Press release issued: 21 November 2011

Professor Christopher Page, a celebrated musician and musicologist, will be coming to the University of Bristol on Thursday [24 November] to give this year’s Tucker-Cruse Lecture in the Department of English.

The lecture, entitled ‘Regency Medievalism and the Early-Romantic Guitar’, will consider how the guitar, so favoured by amateur musicians among the nobility and gentry by 1830, came to be involved with a developing interest in the Middle Ages during the Regency period.  It will be illustrated with an original guitar of c1825 and by the tenor Christopher Watson.

Christopher Page, Professor of Medieval Music and Literature in the University of Cambridge, and Fellow of Sidney Sussex College, is famous for his books on medieval music, including most recently The Christian West and its Singers: The First Thousand Years (Yale University Press) and for his award-winning recordings of Early Music with the vocal ensemble Gothic Voices, which he founded in 1981.

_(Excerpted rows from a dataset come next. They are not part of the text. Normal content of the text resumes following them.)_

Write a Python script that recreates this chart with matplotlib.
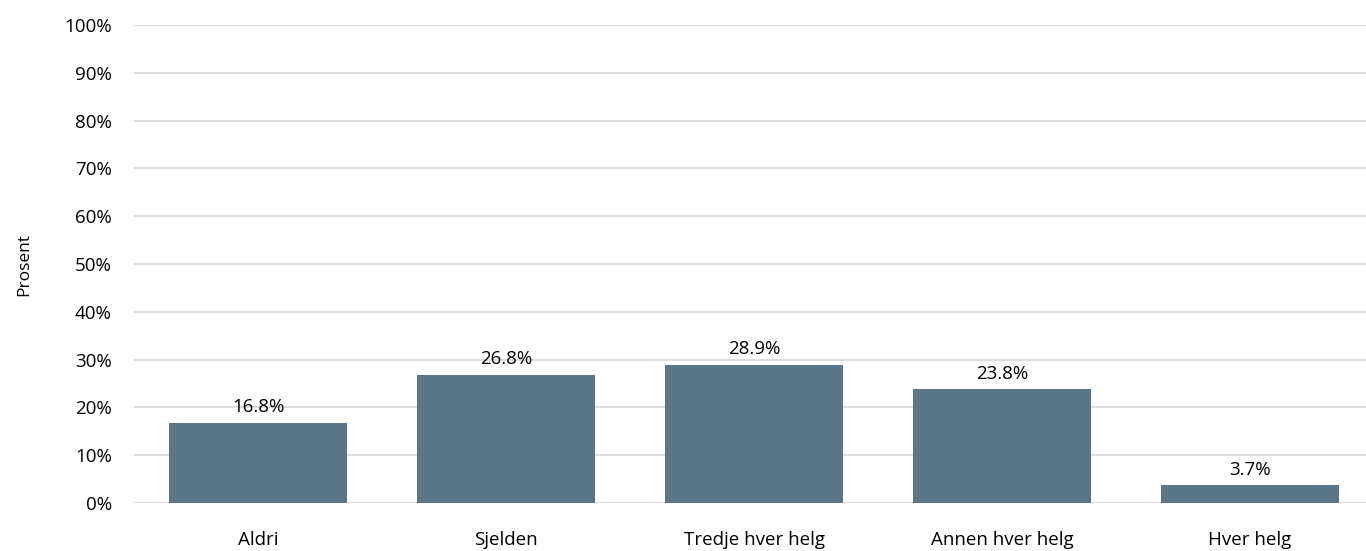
import matplotlib
matplotlib.use("Agg")
import matplotlib.pyplot as plt
from matplotlib.ticker import FuncFormatter, MultipleLocator

categories = ["Aldri", "Sjelden", "Tredje hver helg", "Annen hver helg", "Hver helg"]
values = [16.8, 26.8, 28.9, 23.8, 3.7]

plt.rcParams['font.family'] = ['Open Sans', 'DejaVu Sans']

W, H = 1366, 551
fig = plt.figure(figsize=(W/100, H/100), dpi=100)
left, right, top, bottom = 134, 1366, 25, 503
ax = fig.add_axes([left/W, 1-bottom/H, (right-left)/W, (bottom-top)/H])

x = list(range(len(categories)))
bars = ax.bar(x, values, width=0.718, color="#5a7585", zorder=3)
for xi, v in zip(x, values):
    ax.text(xi, v + 1.4, f"{v:.1f}%", ha="center", va="bottom", fontsize=13.5, color="#000000")

ax.set_ylim(0, 100)
ax.set_xlim(-0.5, 4.5 - 8/248)
ax.yaxis.set_major_locator(MultipleLocator(10))
ax.yaxis.set_major_formatter(FuncFormatter(lambda v, p: f"{v:.0f}%"))
ax.grid(axis="y", color="#d9d9d9", linewidth=1.3, zorder=0)
ax.set_xticks(x)
ax.set_xticklabels(categories, fontsize=13.5)
ax.tick_params(axis="y", labelsize=13.5, length=0, pad=16)
ax.tick_params(axis="x", length=0, pad=20)
for s in ax.spines.values():
    s.set_visible(False)
ax.set_ylabel("Prosent", fontsize=12.5, labelpad=23)

fig.savefig("out.png", dpi=100)
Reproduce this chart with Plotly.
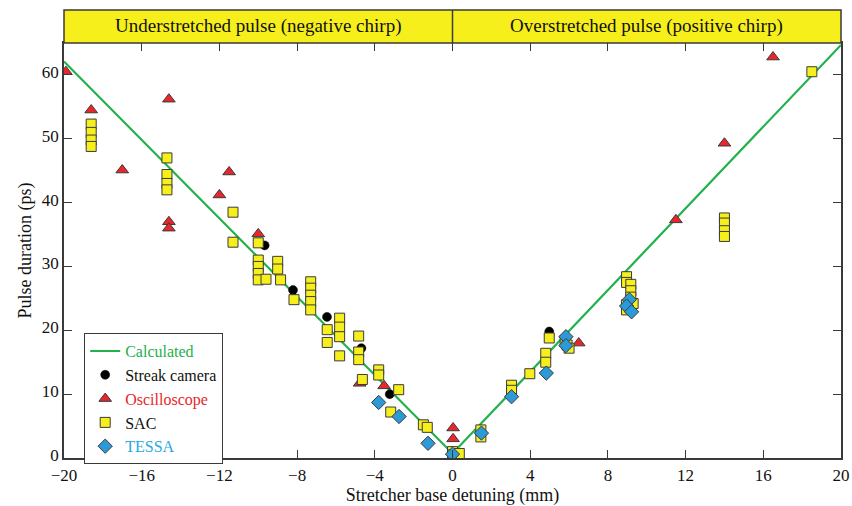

Between 1989 and 1997, he was presenter of BBC Radio 3's early-music programme Spirit of the Age, and a presenter of the Radio 4 arts’ magazine Kaleidoscope.  His instrument of choice is the early Romantic guitar, and he plays one built by Charles Valance in Paris, in the 1820s.  His latest compositions are a seven-part Salve Regina, premiered in Sidney by the professional early-music ensemble Alamire on June 1, 2010, and an elegy for the late Richard Campbell, set for tenor soloist and eight-part choir.

Christopher Watson is a singer with more than 20 years’ performance experience at the highest level.  He sings with some of the world's leading Early Music ensembles, including The Tallis Scholars, with whom he has made more than 200 appearances, Alamire, Gallicantus and Collegium Vocale Gent.  He also performs regularly with Tenebrae and Theatre of Voices, among others. 

The 2011 Tucker-Cruse Lecture ‘Regency Medievalism and the Early-Romantic Guitar’ takes place on Thursday 24 November at 4.15pm in Lecture Theatre 1, 3/5 Woodland Road, University of Bristol.  All welcome.